Restate each of the lines below word for word and drop every picture.

● **DATA EXTRACT**:
• • • • •

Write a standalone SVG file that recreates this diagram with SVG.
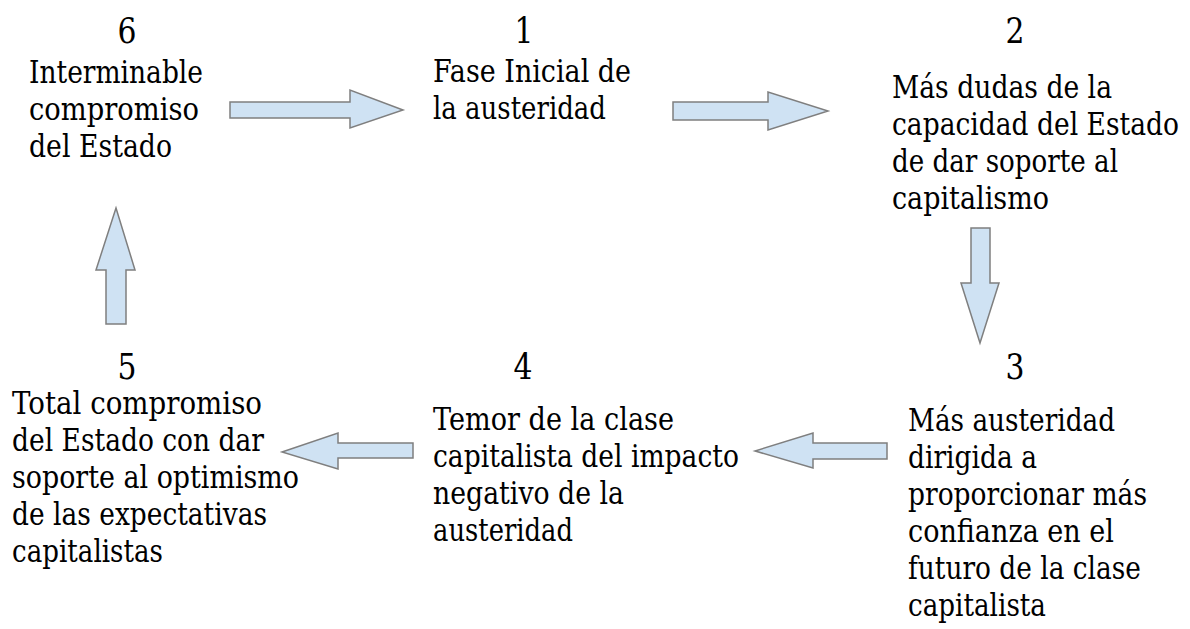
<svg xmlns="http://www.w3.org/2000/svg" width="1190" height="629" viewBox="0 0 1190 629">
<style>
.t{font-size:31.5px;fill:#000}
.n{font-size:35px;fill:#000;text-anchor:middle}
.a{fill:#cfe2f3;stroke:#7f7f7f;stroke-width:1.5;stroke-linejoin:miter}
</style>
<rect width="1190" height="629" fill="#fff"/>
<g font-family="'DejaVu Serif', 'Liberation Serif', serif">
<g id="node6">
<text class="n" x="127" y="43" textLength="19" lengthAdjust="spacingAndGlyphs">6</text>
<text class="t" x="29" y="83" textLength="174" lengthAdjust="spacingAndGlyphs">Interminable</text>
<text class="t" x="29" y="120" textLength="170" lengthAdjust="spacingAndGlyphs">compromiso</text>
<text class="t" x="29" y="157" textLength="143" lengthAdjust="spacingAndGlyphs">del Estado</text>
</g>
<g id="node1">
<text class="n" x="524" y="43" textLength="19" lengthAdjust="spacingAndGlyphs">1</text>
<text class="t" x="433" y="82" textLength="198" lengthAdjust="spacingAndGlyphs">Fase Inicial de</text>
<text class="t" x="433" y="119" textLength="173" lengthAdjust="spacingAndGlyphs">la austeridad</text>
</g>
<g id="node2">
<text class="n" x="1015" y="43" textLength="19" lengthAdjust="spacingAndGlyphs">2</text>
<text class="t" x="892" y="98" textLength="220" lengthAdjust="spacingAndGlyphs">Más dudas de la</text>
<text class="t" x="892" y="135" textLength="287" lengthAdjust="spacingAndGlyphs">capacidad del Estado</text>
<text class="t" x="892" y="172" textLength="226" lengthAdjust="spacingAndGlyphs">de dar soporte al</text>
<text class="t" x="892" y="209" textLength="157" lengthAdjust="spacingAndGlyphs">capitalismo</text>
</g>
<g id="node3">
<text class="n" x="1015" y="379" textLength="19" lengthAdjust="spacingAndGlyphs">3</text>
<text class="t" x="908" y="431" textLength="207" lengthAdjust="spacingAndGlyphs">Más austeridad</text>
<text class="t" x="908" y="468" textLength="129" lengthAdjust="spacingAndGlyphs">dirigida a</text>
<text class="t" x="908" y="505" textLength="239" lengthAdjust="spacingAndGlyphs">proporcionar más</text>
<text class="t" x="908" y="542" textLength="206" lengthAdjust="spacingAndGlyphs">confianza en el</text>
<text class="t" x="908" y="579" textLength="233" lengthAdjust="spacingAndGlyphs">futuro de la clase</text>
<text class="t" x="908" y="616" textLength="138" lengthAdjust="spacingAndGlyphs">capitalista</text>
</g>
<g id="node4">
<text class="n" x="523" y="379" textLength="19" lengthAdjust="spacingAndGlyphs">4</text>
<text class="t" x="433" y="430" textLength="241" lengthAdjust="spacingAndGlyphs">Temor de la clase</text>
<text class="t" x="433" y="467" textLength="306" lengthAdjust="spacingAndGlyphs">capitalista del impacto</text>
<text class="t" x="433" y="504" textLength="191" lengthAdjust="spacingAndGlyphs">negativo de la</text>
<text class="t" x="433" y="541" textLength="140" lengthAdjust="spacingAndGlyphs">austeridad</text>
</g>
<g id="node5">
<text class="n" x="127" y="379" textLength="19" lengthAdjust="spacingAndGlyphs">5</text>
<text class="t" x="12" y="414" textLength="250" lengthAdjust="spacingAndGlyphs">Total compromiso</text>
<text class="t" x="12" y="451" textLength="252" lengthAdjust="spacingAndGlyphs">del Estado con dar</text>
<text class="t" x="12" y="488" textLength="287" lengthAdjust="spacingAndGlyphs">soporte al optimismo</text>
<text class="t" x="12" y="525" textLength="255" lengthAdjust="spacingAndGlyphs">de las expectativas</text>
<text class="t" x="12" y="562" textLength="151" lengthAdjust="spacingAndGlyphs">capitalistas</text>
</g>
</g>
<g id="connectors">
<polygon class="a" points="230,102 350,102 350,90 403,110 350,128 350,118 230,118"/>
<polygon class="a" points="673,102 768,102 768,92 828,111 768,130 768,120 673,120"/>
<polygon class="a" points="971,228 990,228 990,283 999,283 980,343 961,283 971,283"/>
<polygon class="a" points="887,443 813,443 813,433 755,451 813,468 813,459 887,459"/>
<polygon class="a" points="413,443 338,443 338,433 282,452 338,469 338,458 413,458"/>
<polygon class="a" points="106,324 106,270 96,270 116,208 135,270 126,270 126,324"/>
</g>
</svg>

• • • • •

● **ANSWER**:
Write a standalone SVG file that recreates this diagram with SVG.
<svg xmlns="http://www.w3.org/2000/svg" width="1190" height="629" viewBox="0 0 1190 629">
<style>
.t{font-size:31.5px;fill:#000}
.n{font-size:35px;fill:#000;text-anchor:middle}
.a{fill:#cfe2f3;stroke:#7f7f7f;stroke-width:1.5;stroke-linejoin:miter}
</style>
<rect width="1190" height="629" fill="#fff"/>
<g font-family="'DejaVu Serif', 'Liberation Serif', serif">
<g id="node6">
<text class="n" x="127" y="43" textLength="19" lengthAdjust="spacingAndGlyphs">6</text>
<text class="t" x="29" y="83" textLength="174" lengthAdjust="spacingAndGlyphs">Interminable</text>
<text class="t" x="29" y="120" textLength="170" lengthAdjust="spacingAndGlyphs">compromiso</text>
<text class="t" x="29" y="157" textLength="143" lengthAdjust="spacingAndGlyphs">del Estado</text>
</g>
<g id="node1">
<text class="n" x="524" y="43" textLength="19" lengthAdjust="spacingAndGlyphs">1</text>
<text class="t" x="433" y="82" textLength="198" lengthAdjust="spacingAndGlyphs">Fase Inicial de</text>
<text class="t" x="433" y="119" textLength="173" lengthAdjust="spacingAndGlyphs">la austeridad</text>
</g>
<g id="node2">
<text class="n" x="1015" y="43" textLength="19" lengthAdjust="spacingAndGlyphs">2</text>
<text class="t" x="892" y="98" textLength="220" lengthAdjust="spacingAndGlyphs">Más dudas de la</text>
<text class="t" x="892" y="135" textLength="287" lengthAdjust="spacingAndGlyphs">capacidad del Estado</text>
<text class="t" x="892" y="172" textLength="226" lengthAdjust="spacingAndGlyphs">de dar soporte al</text>
<text class="t" x="892" y="209" textLength="157" lengthAdjust="spacingAndGlyphs">capitalismo</text>
</g>
<g id="node3">
<text class="n" x="1015" y="379" textLength="19" lengthAdjust="spacingAndGlyphs">3</text>
<text class="t" x="908" y="431" textLength="207" lengthAdjust="spacingAndGlyphs">Más austeridad</text>
<text class="t" x="908" y="468" textLength="129" lengthAdjust="spacingAndGlyphs">dirigida a</text>
<text class="t" x="908" y="505" textLength="239" lengthAdjust="spacingAndGlyphs">proporcionar más</text>
<text class="t" x="908" y="542" textLength="206" lengthAdjust="spacingAndGlyphs">confianza en el</text>
<text class="t" x="908" y="579" textLength="233" lengthAdjust="spacingAndGlyphs">futuro de la clase</text>
<text class="t" x="908" y="616" textLength="138" lengthAdjust="spacingAndGlyphs">capitalista</text>
</g>
<g id="node4">
<text class="n" x="523" y="379" textLength="19" lengthAdjust="spacingAndGlyphs">4</text>
<text class="t" x="433" y="430" textLength="241" lengthAdjust="spacingAndGlyphs">Temor de la clase</text>
<text class="t" x="433" y="467" textLength="306" lengthAdjust="spacingAndGlyphs">capitalista del impacto</text>
<text class="t" x="433" y="504" textLength="191" lengthAdjust="spacingAndGlyphs">negativo de la</text>
<text class="t" x="433" y="541" textLength="140" lengthAdjust="spacingAndGlyphs">austeridad</text>
</g>
<g id="node5">
<text class="n" x="127" y="379" textLength="19" lengthAdjust="spacingAndGlyphs">5</text>
<text class="t" x="12" y="414" textLength="250" lengthAdjust="spacingAndGlyphs">Total compromiso</text>
<text class="t" x="12" y="451" textLength="252" lengthAdjust="spacingAndGlyphs">del Estado con dar</text>
<text class="t" x="12" y="488" textLength="287" lengthAdjust="spacingAndGlyphs">soporte al optimismo</text>
<text class="t" x="12" y="525" textLength="255" lengthAdjust="spacingAndGlyphs">de las expectativas</text>
<text class="t" x="12" y="562" textLength="151" lengthAdjust="spacingAndGlyphs">capitalistas</text>
</g>
</g>
<g id="connectors">
<polygon class="a" points="230,102 350,102 350,90 403,110 350,128 350,118 230,118"/>
<polygon class="a" points="673,102 768,102 768,92 828,111 768,130 768,120 673,120"/>
<polygon class="a" points="971,228 990,228 990,283 999,283 980,343 961,283 971,283"/>
<polygon class="a" points="887,443 813,443 813,433 755,451 813,468 813,459 887,459"/>
<polygon class="a" points="413,443 338,443 338,433 282,452 338,469 338,458 413,458"/>
<polygon class="a" points="106,324 106,270 96,270 116,208 135,270 126,270 126,324"/>
</g>
</svg>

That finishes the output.